# Pipes and Cisterns Quiz Set 002

### Question 1

Two taps X and Y can fill a tank in 7 and 9 minutes respectively. Both the taps are turned on at the same time. After how many minutes is the tank completely filled?

A

\$3{15/16}\$ mins.

B

\$5{4/15}\$ mins.

C

\$2{11/18}\$ mins.

D

\$6{1/6}\$ mins.

Soln.
Ans: a

Let the time be x mins. Then sum of works done by X and Y = 1. \$x/7 + x/9 = 1\$. Solving, we get x = \$3{15/16}\$.

### Question 2

A tank is (2/9)th filled with water. When 64 liters of water are added, it becomes (2/5)th filled. What is the capacity of the tank?

A

360 liters.

B

370 liters.

C

380 liters.

D

390 liters.

Soln.
Ans: a

Let x be the capacity in liters. \${2x}/9 + 64 = {2x}/5\$. Solving, x = 360 liters.

### Question 3

Two taps X and Y can fill a tank in 4 and 13 minutes respectively. Both the taps are turned on at the same time.

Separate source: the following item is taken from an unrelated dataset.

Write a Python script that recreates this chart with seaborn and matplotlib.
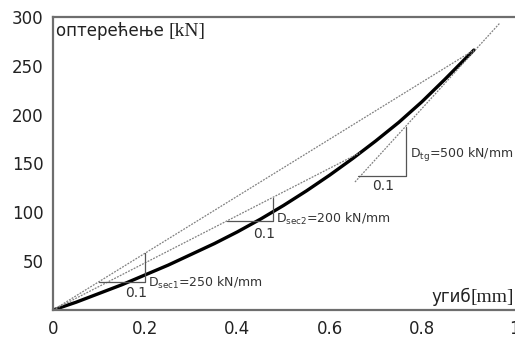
import matplotlib
matplotlib.use("Agg")
import matplotlib.pyplot as plt
import seaborn as sns
import pandas as pd

# load-deflection curve
deflection = [0, 0.05, 0.1, 0.15, 0.2, 0.25, 0.3, 0.35, 0.4, 0.45, 0.5,
              0.55, 0.6, 0.65, 0.7, 0.75, 0.8, 0.85, 0.913]
load = [0, 8, 17, 26, 36, 46, 57, 68, 80, 93, 107,
        122, 138, 155, 173, 192, 213, 236, 266]

# secant / tangent lines
sec1_x = [0, 0.913]
sec1_y = [0, 266]
sec2_x = [0, 0.666]
sec2_y = [0, 161]
tg_x = [0.655, 0.97]
tg_y = [131, 294]

# slope triangles
tri1_x = [0.1, 0.2, 0.2]
tri1_y = [29, 29, 58]
tri2_x = [0.377, 0.477, 0.477]
tri2_y = [91, 91, 115]
tri3_x = [0.662, 0.766, 0.766]
tri3_y = [137, 137, 187]

x_ticks = [0, 0.2, 0.4, 0.6, 0.8, 1]
x_labels = ["0", "0.2", "0.4", "0.6", "0.8", "1"]
y_ticks = [50, 100, 150, 200, 250, 300]

sns.set_style("white")
plt.rcParams['font.family'] = ['DejaVu Sans']

fig = plt.figure(figsize=(5.15, 3.37), dpi=100)
ax = fig.add_axes([0.103, 0.080, 0.895, 0.870])

thin = dict(color="#808080", linewidth=0.9, linestyle=(0, (1.5, 1)))
tri = dict(color="#555555", linewidth=0.9)

df = pd.DataFrame({"x": deflection, "y": load})
sns.lineplot(data=df, x="x", y="y", ax=ax, color="black", linewidth=2.4,
             sort=False, estimator=None)
sns.lineplot(x=sec1_x, y=sec1_y, ax=ax, estimator=None, **thin)
sns.lineplot(x=sec2_x, y=sec2_y, ax=ax, estimator=None, **thin)
sns.lineplot(x=tg_x, y=tg_y, ax=ax, estimator=None, **thin)
for tx, ty in [(tri1_x, tri1_y), (tri2_x, tri2_y), (tri3_x, tri3_y)]:
    sns.lineplot(x=tx, y=ty, ax=ax, sort=False, estimator=None, **tri)

ax.set_xlim(0, 1)
ax.set_ylim(0, 300)
ax.set_xticks(x_ticks)
ax.set_xticklabels(x_labels)
ax.set_yticks(y_ticks)
ax.tick_params(axis="both", length=0, labelsize=12, colors="#222222")
ax.tick_params(axis="x", pad=7)
ax.tick_params(axis="y", pad=7)
ax.set_xlabel("")
ax.set_ylabel("")

for side in ["left", "top", "bottom"]:
    ax.spines[side].set_color("#6e6e6e")
    ax.spines[side].set_linewidth(1.6)
ax.spines["right"].set_visible(False)

txt = "#333333"
ax.text(0.18, 17, "0.1", fontsize=10, color=txt, ha="center", va="center")
ax.text(0.205, 28, r"$\mathregular{D_{sec1}}$=250 kN/mm", fontsize=9, color=txt, va="center")
ax.text(0.458, 78, "0.1", fontsize=10, color=txt, ha="center", va="center")
ax.text(0.483, 93, r"$\mathregular{D_{sec2}}$=200 kN/mm", fontsize=9, color=txt, va="center")
ax.text(0.716, 127, "0.1", fontsize=10, color=txt, ha="center", va="center")
ax.text(0.775, 159, r"$\mathregular{D_{tg}}$=500 kN/mm", fontsize=9, color=txt, va="center")

# axis captions: cyrillic in sans, units in serif
t1 = ax.text(0.006, 280, "оптерећење ", fontsize=12, color="#222222", va="baseline")
ax.annotate("[kN]", xy=(1, 0), xycoords=t1, fontsize=14, color="#222222",
            family="Liberation Serif", va="bottom")
t2 = ax.text(0.82, 8, "угиб", fontsize=12, color="#222222", va="baseline")
ax.annotate("[mm]", xy=(1, 0), xycoords=t2, fontsize=14, color="#222222",
            family="Liberation Serif", va="bottom")

fig.savefig("out.png", dpi=100)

After how many minutes is the tank completely filled?

A

\$3{1/17}\$ mins.

B

\$4{5/16}\$ mins.

C

\$1{16/19}\$ mins.

D

\$5{8/19}\$ mins.

Soln.
Ans: a

Let the time be x mins. Then sum of works done by X and Y = 1. \$x/4 + x/13 = 1\$. Solving, we get x = \$3{1/17}\$.

### Question 4

Two taps X, Y and Z can fill a tank in 4, 16 and 6 minutes respectively. All the taps are turned on at the same time. After how many minutes is the tank completely filled?

A

\$2{2/23}\$ mins.

B

\$3{5/22}\$ mins.

C

1 mins.

D

\$4{17/25}\$ mins.

Soln.
Ans: a

Let the time be x mins. Then sum of works done by X, Y and Z = 1. \$x/4 + x/16 + x/6 = 1\$. Solving, we get x = \$2{2/23}\$. Or use the shortcut \${abc}/{ab + bc + ca}\$. Another thing, instead of solving the entire calculation, you can keep an eye on the options to find the nearest answer.

### Question 5

Two taps A and B can fill a tank in 16 and 32 minutes respectively. Both the taps are turned on at the same time. After how many minutes should B be turned off so that the tank can be filled in 12 minutes?

A

8 mins.

B

9 mins.

C

7 mins.

D

11 mins.

Soln.
Ans: a

Let B be closed after x mins. Then sum of works done by A and B = 1. \$12/16 + x/32 = 1\$. Solving, we get x = 8.